Thursday, April 4, 2013

How to fix your ailing flats


Good morning lovelies!This morning I went into my closet to grab a blanket and saw my favorite  Style & Co. flats I had snagged at a thrift store back in California for only $3 sitting on the shelf gathering dust. They had been in perfect condition and were my go-to for any outfit because of the rich purple color and adorable silver studs since I had found them last February, until recently that is.

They have always gone with everything, so I was more than sad when I realized about 2 months ago that my flats were starting to loose their studs on the sides and in the front. For anyone who's ever experienced this before with any pair of shoes, it can be more than disheartening. Especially when that shoe doesn't need to be tossed because it's still a good pair of shoes and the color hasn't faded, it just needs a bit of love in the embellishment department.

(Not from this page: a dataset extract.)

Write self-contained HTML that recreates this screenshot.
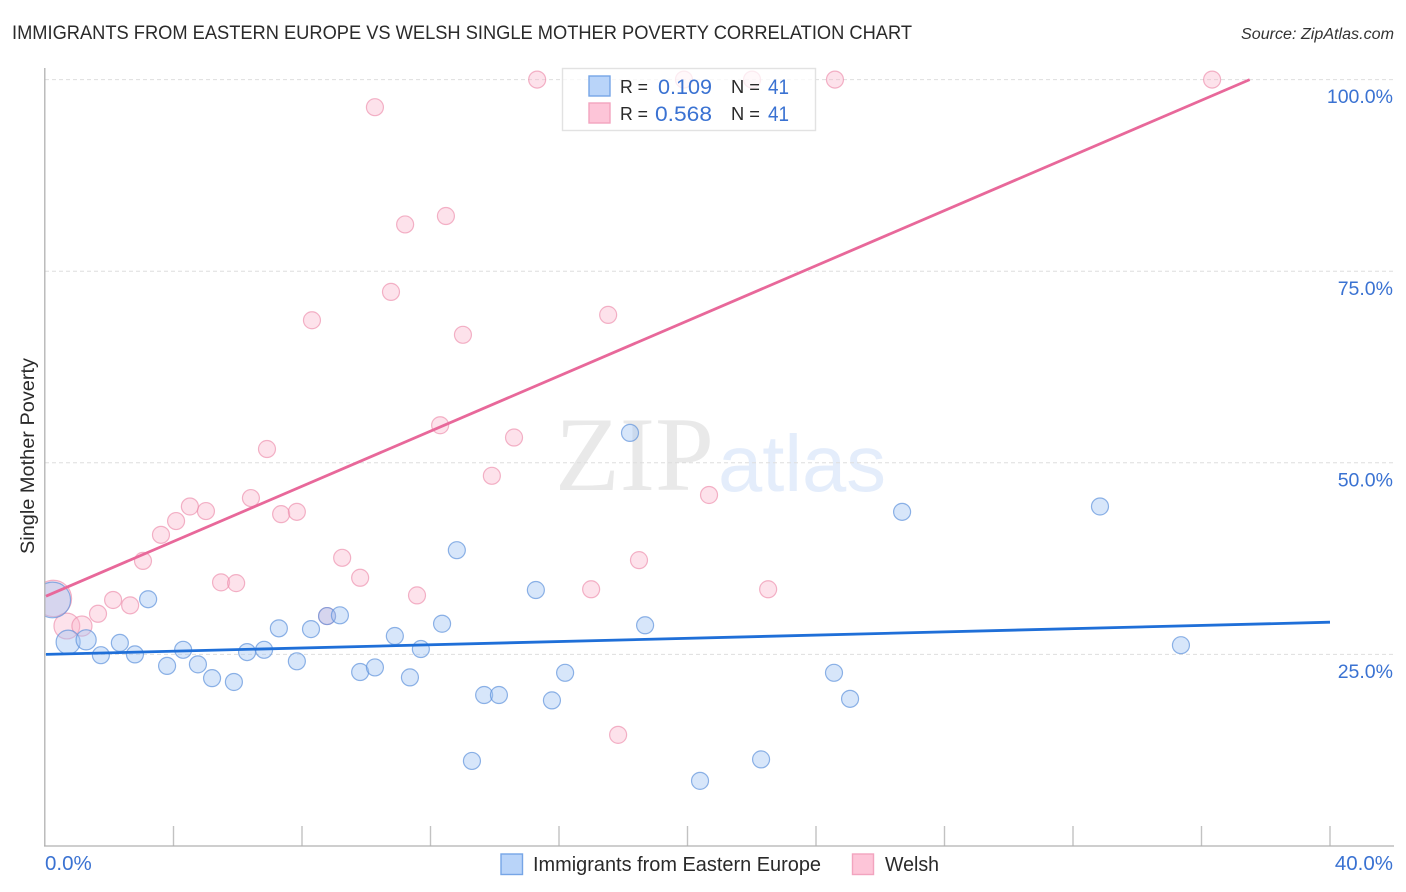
<!DOCTYPE html>
<html lang="en">
<head>
<meta charset="utf-8">
<title>Immigrants from Eastern Europe vs Welsh Single Mother Poverty Correlation Chart</title>
<style>
html,body{margin:0;padding:0;background:#fff;width:1406px;height:892px;overflow:hidden}
svg{display:block}
text{font-family:"Liberation Sans",sans-serif}
</style>
</head>
<body>
<svg id="chart" width="1406" height="892" viewBox="0 0 1406 892" xmlns="http://www.w3.org/2000/svg">
  <defs><clipPath id="plot-clip"><rect x="45" y="60" width="1349" height="786"/></clipPath></defs>
  <rect x="0" y="0" width="1406" height="892" fill="#fff"/>
  <text x="12" y="39" font-size="19.5" fill="#2a2a2a" textLength="900" lengthAdjust="spacingAndGlyphs">IMMIGRANTS FROM EASTERN EUROPE VS WELSH SINGLE MOTHER POVERTY CORRELATION CHART</text>
  <text x="1394" y="39" font-size="15.5" font-style="italic" fill="#333" text-anchor="end" textLength="153" lengthAdjust="spacingAndGlyphs">Source: ZipAtlas.com</text>
  <g>
    <text x="555" y="490" font-size="106" fill="#e9e9e9" textLength="159" lengthAdjust="spacingAndGlyphs" style="font-family:'Liberation Serif',serif">ZIP</text>
    <text x="718" y="491" font-size="80" fill="#e4edfb" textLength="168" lengthAdjust="spacingAndGlyphs">atlas</text>
  </g>
  <g id="grid"></g>
  <g id="ticks"></g>
  <g id="points" clip-path="url(#plot-clip)"></g>
  <rect x="0" y="560" width="44.5" height="90" fill="#fff"/>
  <line x1="44.8" y1="68" x2="44.8" y2="846" stroke="#b0b0b0" stroke-width="1.3"/>
  <line x1="44" y1="846" x2="1394" y2="846" stroke="#b0b0b0" stroke-width="1.3"/>
  <g id="trends"></g>
  <g id="labels"></g>
  <text transform="translate(34,456) rotate(-90)" font-size="19" fill="#2a2a2a" text-anchor="middle" textLength="196" lengthAdjust="spacingAndGlyphs">Single Mother Poverty</text>

  <g>
    <rect x="562.5" y="68.5" width="253" height="62" fill="#fff" fill-opacity="0.75" stroke="#e2e2e2" stroke-width="1.4"/>
    <rect x="589" y="76" width="21" height="20" fill="#b9d4f9" stroke="#76a5e6" stroke-width="1.4"/>
    <rect x="589" y="103" width="21" height="20" fill="#fdc5d8" stroke="#f2a4bf" stroke-width="1.4"/>
    <text x="620" y="93" font-size="18.5" fill="#2a2a2a" textLength="28" lengthAdjust="spacingAndGlyphs">R =</text>
    <text x="658" y="94" font-size="21" fill="#3a72d2" textLength="54" lengthAdjust="spacingAndGlyphs">0.109</text>
    <text x="731" y="93" font-size="18.5" fill="#2a2a2a" textLength="29" lengthAdjust="spacingAndGlyphs">N =</text>
    <text x="768" y="94" font-size="21" fill="#3a72d2" textLength="21" lengthAdjust="spacingAndGlyphs">41</text>
    <text x="620" y="120" font-size="18.5" fill="#2a2a2a" textLength="28" lengthAdjust="spacingAndGlyphs">R =</text>
    <text x="655" y="121" font-size="21" fill="#3a72d2" textLength="57" lengthAdjust="spacingAndGlyphs">0.568</text>
    <text x="731" y="120" font-size="18.5" fill="#2a2a2a" textLength="29" lengthAdjust="spacingAndGlyphs">N =</text>
    <text x="768" y="121" font-size="21" fill="#3a72d2" textLength="21" lengthAdjust="spacingAndGlyphs">41</text>
  </g>

  <g>
    <rect x="501" y="854" width="21.5" height="20.5" fill="#b9d4f9" stroke="#76a5e6" stroke-width="1.4"/>
    <text x="533" y="871" font-size="20" fill="#2a2a2a" textLength="288" lengthAdjust="spacingAndGlyphs">Immigrants from Eastern Europe</text>
    <rect x="852.5" y="854" width="21" height="20.5" fill="#fdc5d8" stroke="#f2a4bf" stroke-width="1.4"/>
    <text x="885" y="871" font-size="20" fill="#2a2a2a" textLength="54" lengthAdjust="spacingAndGlyphs">Welsh</text>
  </g>
</svg>
<script>
const immigrantsX = [0.24,0.72,1.28,1.74,2.33,2.80,3.21,3.80,4.30,4.76,5.20,5.88,6.29,6.82,7.28,7.84,8.28,8.78,9.18,9.81,10.27,10.89,11.36,11.70,12.36,12.82,13.29,13.67,14.13,15.28,15.78,16.19,18.21,18.68,20.39,22.29,24.56,25.06,26.68,32.84,35.36];
const immigrantsY = [32.1,26.6,26.9,24.9,26.5,25.0,32.2,23.5,25.6,23.7,21.9,21.4,25.3,25.6,28.4,24.1,28.3,30.0,30.1,22.7,23.3,27.4,22.0,25.7,29.0,38.6,11.1,19.7,19.7,33.4,19.0,22.6,53.9,28.8,8.5,11.3,22.6,19.2,43.6,44.3,26.2];
const immigrantsWeight = [4.4,2,1.4,1,1,1,1,1,1,1,1,1,1,1,1,1,1,1,1,1,1,1,1,1,1,1,1,1,1,1,1,1,1,1,1,1,1,1,1,1,1];
const welshX = [0.26,0.68,1.15,1.65,2.12,2.65,3.05,3.61,4.08,4.51,5.01,5.48,5.95,6.41,6.91,7.35,7.84,8.31,8.78,9.25,9.81,10.27,10.77,11.21,11.58,12.30,12.48,13.01,13.91,14.60,15.32,17.00,17.53,17.84,18.49,19.89,20.67,22.01,22.51,24.59,36.33];
const welshY = [32.3,28.7,28.7,30.3,32.1,31.4,37.2,40.6,42.4,44.3,43.7,34.4,34.3,45.4,51.8,43.3,43.6,68.6,30.0,37.6,35.0,96.4,72.3,81.1,32.7,54.9,82.2,66.7,48.3,53.3,100,33.5,69.3,14.5,37.3,100,45.8,100,33.5,100,100];
const welshWeight = [4.6,2.3,1.4,1,1,1,1,1,1,1,1,1,1,1,1,1,1,1,1,1,1,1,1,1,1,1,1,1,1,1,1,1,1,1,1,1,1,1,1,1,1];
const immigrantsTrendX = [0.03,40];
const immigrantsTrendY = [25.0,29.2];
const welshTrendX = [0.03,37.5];
const welshTrendY = [32.6,100];
const xTickValues = [4,8,12,16,20,24,28,32,36,40];
const yTickValues = [25,50,75,100];
const yTickLabels = ['25.0%','50.0%','75.0%','100.0%'];
const xEndValues = [0,40];
const xEndLabels = ['0.0%','40.0%'];

const NS = 'http://www.w3.org/2000/svg';
function xScale(v){ return 45 + v * (1330 - 45) / 40; }
function yScale(v){ return 846 - v * (846 - 79.6) / 100; }
function radius(w){ return 8.5 * Math.sqrt(w); }
function make(tag, attrs, parent){
  const el = document.createElementNS(NS, tag);
  for (const k in attrs) el.setAttribute(k, attrs[k]);
  parent.appendChild(el);
  return el;
}
const gridG = document.getElementById('grid');
const ticksG = document.getElementById('ticks');
const pointsG = document.getElementById('points');
const trendsG = document.getElementById('trends');
const labelsG = document.getElementById('labels');

yTickValues.forEach(function(v, i){
  const line = make('line', {x1:45, x2:1394, y1:yScale(v), y2:yScale(v), stroke:'#dedede', 'stroke-width':1, 'stroke-dasharray':'4 3'}, gridG);
  
  
  const label = make('text', {x:1393, y:yScale(v) + 23.6, 'font-size':19.5, fill:'#3a72d2', 'text-anchor':'end'}, labelsG);
  label.textContent = yTickLabels[i];
  
  
});
xTickValues.forEach(function(v){
  const tick = make('line', {x1:xScale(v), x2:xScale(v), y1:826, y2:846, stroke:'#c2c2c2', 'stroke-width':1.4}, ticksG);
  
  
});
xEndValues.forEach(function(v, i){
  const label = make('text', {x: i === 0 ? xScale(v) : 1393, y:870, 'font-size':20.5, fill:'#3a72d2', 'text-anchor': i === 0 ? 'start' : 'end'}, labelsG);
  label.textContent = xEndLabels[i];
  
  
});
welshX.forEach(function(v, i){
  const c = make('circle', {cx:xScale(v), cy:yScale(welshY[i]), r:radius(welshWeight[i]), fill:'#f9b4cb', 'fill-opacity':0.38, stroke:'#ec8cab', 'stroke-opacity':0.65, 'stroke-width':1.2}, pointsG);
  
  
});
immigrantsX.forEach(function(v, i){
  const c = make('circle', {cx:xScale(v), cy:yScale(immigrantsY[i]), r:radius(immigrantsWeight[i]), fill:'#9fc4f3', 'fill-opacity':0.42, stroke:'#5f93dc', 'stroke-opacity':0.7, 'stroke-width':1.2}, pointsG);
  
  
});
const trendBlue = make('line', {x1:xScale(immigrantsTrendX[0]), y1:yScale(immigrantsTrendY[0]), x2:xScale(immigrantsTrendX[1]), y2:yScale(immigrantsTrendY[1]), stroke:'#1f6fd8', 'stroke-width':2.8}, trendsG);


const trendPink = make('line', {x1:xScale(welshTrendX[0]), y1:yScale(welshTrendY[0]), x2:xScale(welshTrendX[1]), y2:yScale(welshTrendY[1]), stroke:'#e8689a', 'stroke-width':2.8}, trendsG);


</script>
</body>
</html>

It broke my heart when I had the urge to wear them to work the other night and realized they just didn't look professional any more because of those big gaping holes. It was then I decided to do something about it on my first day off this week.

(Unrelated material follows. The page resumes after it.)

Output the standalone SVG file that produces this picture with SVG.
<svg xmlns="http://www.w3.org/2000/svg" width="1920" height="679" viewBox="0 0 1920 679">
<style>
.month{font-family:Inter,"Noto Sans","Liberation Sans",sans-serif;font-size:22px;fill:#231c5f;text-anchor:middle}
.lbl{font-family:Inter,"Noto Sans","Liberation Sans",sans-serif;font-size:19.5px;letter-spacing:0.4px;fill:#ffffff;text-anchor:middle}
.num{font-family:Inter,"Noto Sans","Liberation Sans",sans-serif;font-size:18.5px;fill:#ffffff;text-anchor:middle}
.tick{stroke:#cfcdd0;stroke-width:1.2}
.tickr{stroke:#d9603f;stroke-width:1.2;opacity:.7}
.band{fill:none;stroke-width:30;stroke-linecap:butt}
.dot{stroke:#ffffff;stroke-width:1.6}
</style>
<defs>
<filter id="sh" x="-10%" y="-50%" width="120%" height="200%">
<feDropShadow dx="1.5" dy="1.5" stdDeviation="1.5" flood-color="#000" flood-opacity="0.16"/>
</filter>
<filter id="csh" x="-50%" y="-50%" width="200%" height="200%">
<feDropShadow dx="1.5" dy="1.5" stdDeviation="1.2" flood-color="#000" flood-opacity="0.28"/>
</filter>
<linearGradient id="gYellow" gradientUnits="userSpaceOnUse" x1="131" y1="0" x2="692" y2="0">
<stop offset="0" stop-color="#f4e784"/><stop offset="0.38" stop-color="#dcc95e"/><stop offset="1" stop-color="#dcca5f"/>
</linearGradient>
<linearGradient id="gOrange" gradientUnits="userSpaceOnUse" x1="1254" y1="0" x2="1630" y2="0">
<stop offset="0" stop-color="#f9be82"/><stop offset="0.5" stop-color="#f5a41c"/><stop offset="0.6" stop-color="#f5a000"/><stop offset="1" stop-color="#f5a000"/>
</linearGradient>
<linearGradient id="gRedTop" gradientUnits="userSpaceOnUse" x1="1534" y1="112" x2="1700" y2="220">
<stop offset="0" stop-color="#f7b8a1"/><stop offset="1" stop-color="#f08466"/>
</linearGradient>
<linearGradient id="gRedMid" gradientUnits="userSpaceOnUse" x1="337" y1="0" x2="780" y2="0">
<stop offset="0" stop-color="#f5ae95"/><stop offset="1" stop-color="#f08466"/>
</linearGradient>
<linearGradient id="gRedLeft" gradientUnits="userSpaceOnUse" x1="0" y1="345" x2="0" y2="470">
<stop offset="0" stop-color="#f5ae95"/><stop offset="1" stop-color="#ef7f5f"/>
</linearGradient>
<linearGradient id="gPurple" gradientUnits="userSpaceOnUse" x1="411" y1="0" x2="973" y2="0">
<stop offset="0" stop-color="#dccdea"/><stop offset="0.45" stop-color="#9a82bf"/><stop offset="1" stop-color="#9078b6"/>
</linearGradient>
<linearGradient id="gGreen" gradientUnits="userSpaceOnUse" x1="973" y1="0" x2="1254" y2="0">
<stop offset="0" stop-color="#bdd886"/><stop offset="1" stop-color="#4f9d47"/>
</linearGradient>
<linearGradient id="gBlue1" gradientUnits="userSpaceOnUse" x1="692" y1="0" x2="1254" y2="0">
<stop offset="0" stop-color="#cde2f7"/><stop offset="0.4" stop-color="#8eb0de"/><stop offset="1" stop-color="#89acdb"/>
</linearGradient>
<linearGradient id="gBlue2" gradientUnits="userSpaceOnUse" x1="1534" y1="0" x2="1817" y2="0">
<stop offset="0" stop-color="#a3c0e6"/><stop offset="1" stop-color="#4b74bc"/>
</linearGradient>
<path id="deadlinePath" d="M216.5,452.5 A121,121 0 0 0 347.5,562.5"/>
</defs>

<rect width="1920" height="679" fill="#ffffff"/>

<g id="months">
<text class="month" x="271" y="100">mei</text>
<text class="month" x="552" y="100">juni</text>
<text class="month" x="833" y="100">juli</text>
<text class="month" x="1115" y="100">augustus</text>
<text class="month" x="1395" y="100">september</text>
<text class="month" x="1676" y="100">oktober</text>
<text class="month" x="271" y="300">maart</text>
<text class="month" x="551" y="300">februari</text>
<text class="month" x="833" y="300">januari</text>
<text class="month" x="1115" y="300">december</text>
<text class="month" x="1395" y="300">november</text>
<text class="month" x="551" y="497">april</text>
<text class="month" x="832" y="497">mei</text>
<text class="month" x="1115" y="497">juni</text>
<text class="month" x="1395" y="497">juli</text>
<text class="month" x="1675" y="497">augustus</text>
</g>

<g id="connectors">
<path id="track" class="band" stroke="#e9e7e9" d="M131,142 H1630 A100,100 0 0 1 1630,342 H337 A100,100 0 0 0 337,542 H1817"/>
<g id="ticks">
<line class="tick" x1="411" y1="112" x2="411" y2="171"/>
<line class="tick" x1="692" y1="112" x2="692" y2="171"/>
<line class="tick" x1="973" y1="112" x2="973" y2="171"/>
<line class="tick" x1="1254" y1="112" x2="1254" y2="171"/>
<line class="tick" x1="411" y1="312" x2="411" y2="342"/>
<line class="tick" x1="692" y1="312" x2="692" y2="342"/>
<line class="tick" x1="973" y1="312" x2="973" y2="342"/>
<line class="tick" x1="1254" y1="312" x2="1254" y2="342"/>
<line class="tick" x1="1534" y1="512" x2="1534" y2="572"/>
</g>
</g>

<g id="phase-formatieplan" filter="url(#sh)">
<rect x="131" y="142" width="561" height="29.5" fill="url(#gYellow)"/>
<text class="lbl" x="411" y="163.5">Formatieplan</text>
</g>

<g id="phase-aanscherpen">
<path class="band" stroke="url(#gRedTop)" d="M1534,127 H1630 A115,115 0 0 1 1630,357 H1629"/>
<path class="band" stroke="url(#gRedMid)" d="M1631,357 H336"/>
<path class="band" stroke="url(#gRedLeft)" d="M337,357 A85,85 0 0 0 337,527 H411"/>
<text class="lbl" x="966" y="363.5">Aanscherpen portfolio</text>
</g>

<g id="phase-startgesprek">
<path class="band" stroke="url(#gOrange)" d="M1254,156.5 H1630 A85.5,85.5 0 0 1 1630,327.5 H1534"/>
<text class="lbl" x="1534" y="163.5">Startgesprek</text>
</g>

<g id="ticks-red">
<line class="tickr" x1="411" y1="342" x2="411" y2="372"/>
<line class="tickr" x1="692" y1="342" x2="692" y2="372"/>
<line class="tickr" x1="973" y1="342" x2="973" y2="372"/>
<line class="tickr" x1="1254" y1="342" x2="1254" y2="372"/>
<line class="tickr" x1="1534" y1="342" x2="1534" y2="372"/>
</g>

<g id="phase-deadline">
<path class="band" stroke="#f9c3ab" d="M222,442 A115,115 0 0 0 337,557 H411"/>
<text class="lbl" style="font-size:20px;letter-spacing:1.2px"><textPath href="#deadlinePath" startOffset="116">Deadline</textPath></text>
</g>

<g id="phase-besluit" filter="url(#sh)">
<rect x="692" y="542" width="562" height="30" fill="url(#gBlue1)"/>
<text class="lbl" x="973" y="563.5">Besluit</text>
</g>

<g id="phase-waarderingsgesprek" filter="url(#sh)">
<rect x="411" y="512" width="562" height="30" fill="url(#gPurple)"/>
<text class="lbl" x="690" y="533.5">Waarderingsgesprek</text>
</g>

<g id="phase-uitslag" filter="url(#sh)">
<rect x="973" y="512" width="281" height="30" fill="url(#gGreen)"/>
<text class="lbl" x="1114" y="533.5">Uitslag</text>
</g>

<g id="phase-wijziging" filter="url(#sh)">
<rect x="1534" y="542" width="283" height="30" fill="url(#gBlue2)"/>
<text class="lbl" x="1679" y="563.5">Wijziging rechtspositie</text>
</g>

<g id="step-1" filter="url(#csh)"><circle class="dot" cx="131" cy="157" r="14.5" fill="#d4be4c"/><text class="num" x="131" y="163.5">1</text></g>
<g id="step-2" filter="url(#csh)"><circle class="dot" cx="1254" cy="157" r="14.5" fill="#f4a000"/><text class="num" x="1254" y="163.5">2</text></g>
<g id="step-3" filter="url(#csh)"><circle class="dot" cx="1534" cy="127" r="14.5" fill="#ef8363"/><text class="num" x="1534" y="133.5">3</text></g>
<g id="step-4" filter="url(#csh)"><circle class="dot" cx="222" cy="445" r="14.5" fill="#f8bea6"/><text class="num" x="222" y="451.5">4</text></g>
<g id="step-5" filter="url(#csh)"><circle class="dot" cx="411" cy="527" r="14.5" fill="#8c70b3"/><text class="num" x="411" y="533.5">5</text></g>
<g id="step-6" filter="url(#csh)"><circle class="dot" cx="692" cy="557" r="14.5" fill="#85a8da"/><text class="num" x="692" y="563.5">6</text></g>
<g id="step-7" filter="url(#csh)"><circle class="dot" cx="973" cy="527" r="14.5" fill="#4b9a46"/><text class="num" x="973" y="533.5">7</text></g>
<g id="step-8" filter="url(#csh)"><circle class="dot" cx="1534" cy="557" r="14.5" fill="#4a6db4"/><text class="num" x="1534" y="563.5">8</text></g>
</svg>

As I sat down with shoes and tweezers in hand, I realized that if those rivets could fall off and leave the material underneath looking presentable, then that meant they weren't IN the fabric, only ON TOP of it.With this realization I grabbed my extra strength glue and went to work.

Within an hour I had made a cute pattern out of the studs on my shoes and turned the big holes into a really cute look.


With the extra studs I had pulled off to create this pattern, I filled in any holes in the pattern that needed to be, and the rest I stored in a ziploc bag in case any more fall off in the future. 


Fix Your Flats Tutorial

1.) Get a pair of tweezers and clear, extra-strength glue with a small spout/opening (You don't want it oozing all over and then staining the fabric of your shoes if you have to glue studs back on)

2.) Determine the pattern you want to make - It might be best to make the ones you want to pull off to make the pattern or use something that comes off easily and doesn't leave behind a mark.

3.) Do a test stud/piece on the side by the bottom to see how easily they pull off. If you see that they're not coming off easily or they're ruining the fabric underneath, it might be a good idea to re-think your strategy and maybe glue larger embellishments over the studs instead.

If they're coming off and not ruining the shoe underneath, go slow and pry them off carefully.

4.) Wear your new shoes around every day with pride knowing that instead of donating or throwing them out, you saved your shoes. Your feet with thank you.